>>15449635RAM is "Random-Access Memory", "ROM" is "Read-Only Memory".
A game cart is completely in ROM. The data is hard-coded into the cart itself. It can't be changed.
RAM is sort of like a, I guess you might say "temporary hard drive", albeit one which is Solid State and therefore incredibly fast. ROM, on the other hand, is much slower.
In order to make software run smoothly, what a game will do is load an amount of data into RAM in a batch (you'll often recognize this process in video games by a "loading..." screen), where it is temporarily stored. The game will then call this data as it needs it, and calling it will be very quick. This allows the game to run smoothly for significant stretches of time.
When this data is no longer useful, the game will dump it from RAM, effectively "deleting" it from that temporary hard drive, in order to call different data.
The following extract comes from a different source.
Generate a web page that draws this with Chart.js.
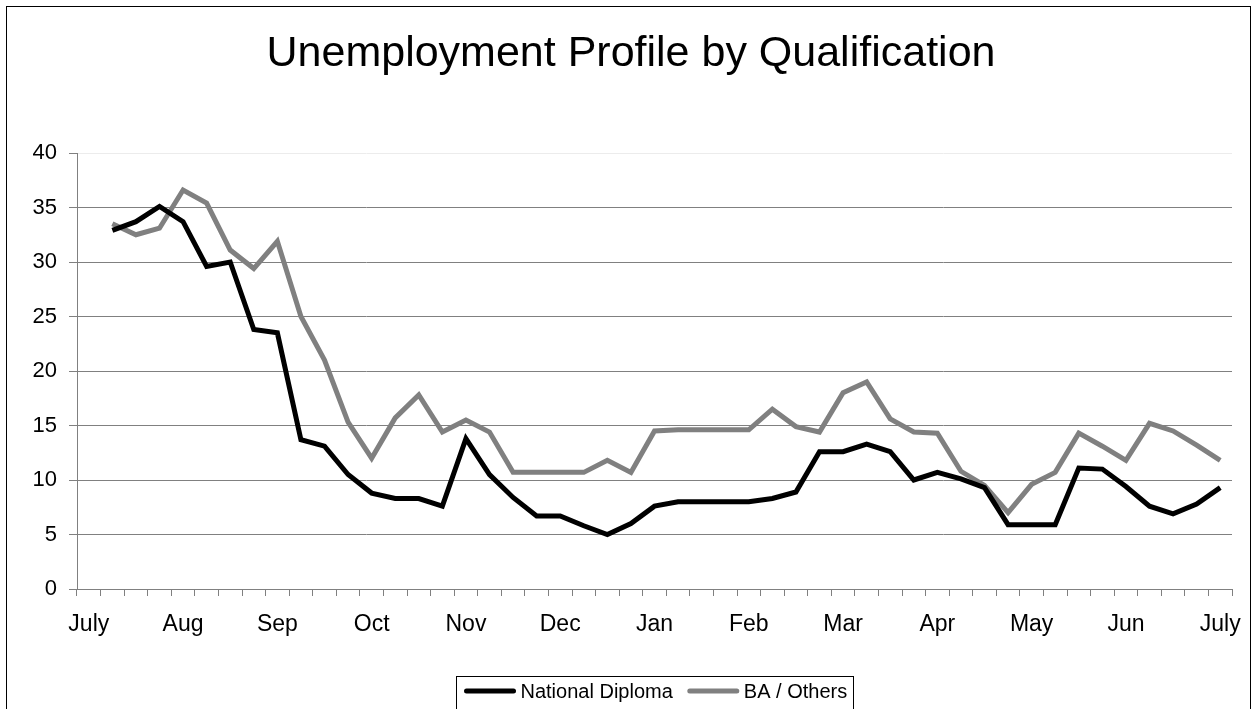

This is one reason why computers with more RAM can run games better in certain circumstances; the game can load more shit at a go, and therefore spends less time loading and unloading data. This is also, incidentally, why devices with purely solid state hard drives are fast as fuck.
In our instance, Pokemon cuts down on the load time for random encounters by pre-loading the random encounter table for each area into RAM. If it didn't do this, then the game would have to manually call that data up from the ROM every time you entered a random encounter, thus slowing the game down considerably. By loading the entire encounter table at once, it can effectively take multiple loading processes and compress them into a single loading process, thus making the game run more smoothly.
Of course, once that data is loaded into RAM, someone who can read/write the RAM can see it (if he can recognize it in the string of hex values that he's actually looking at) and therefore modify it.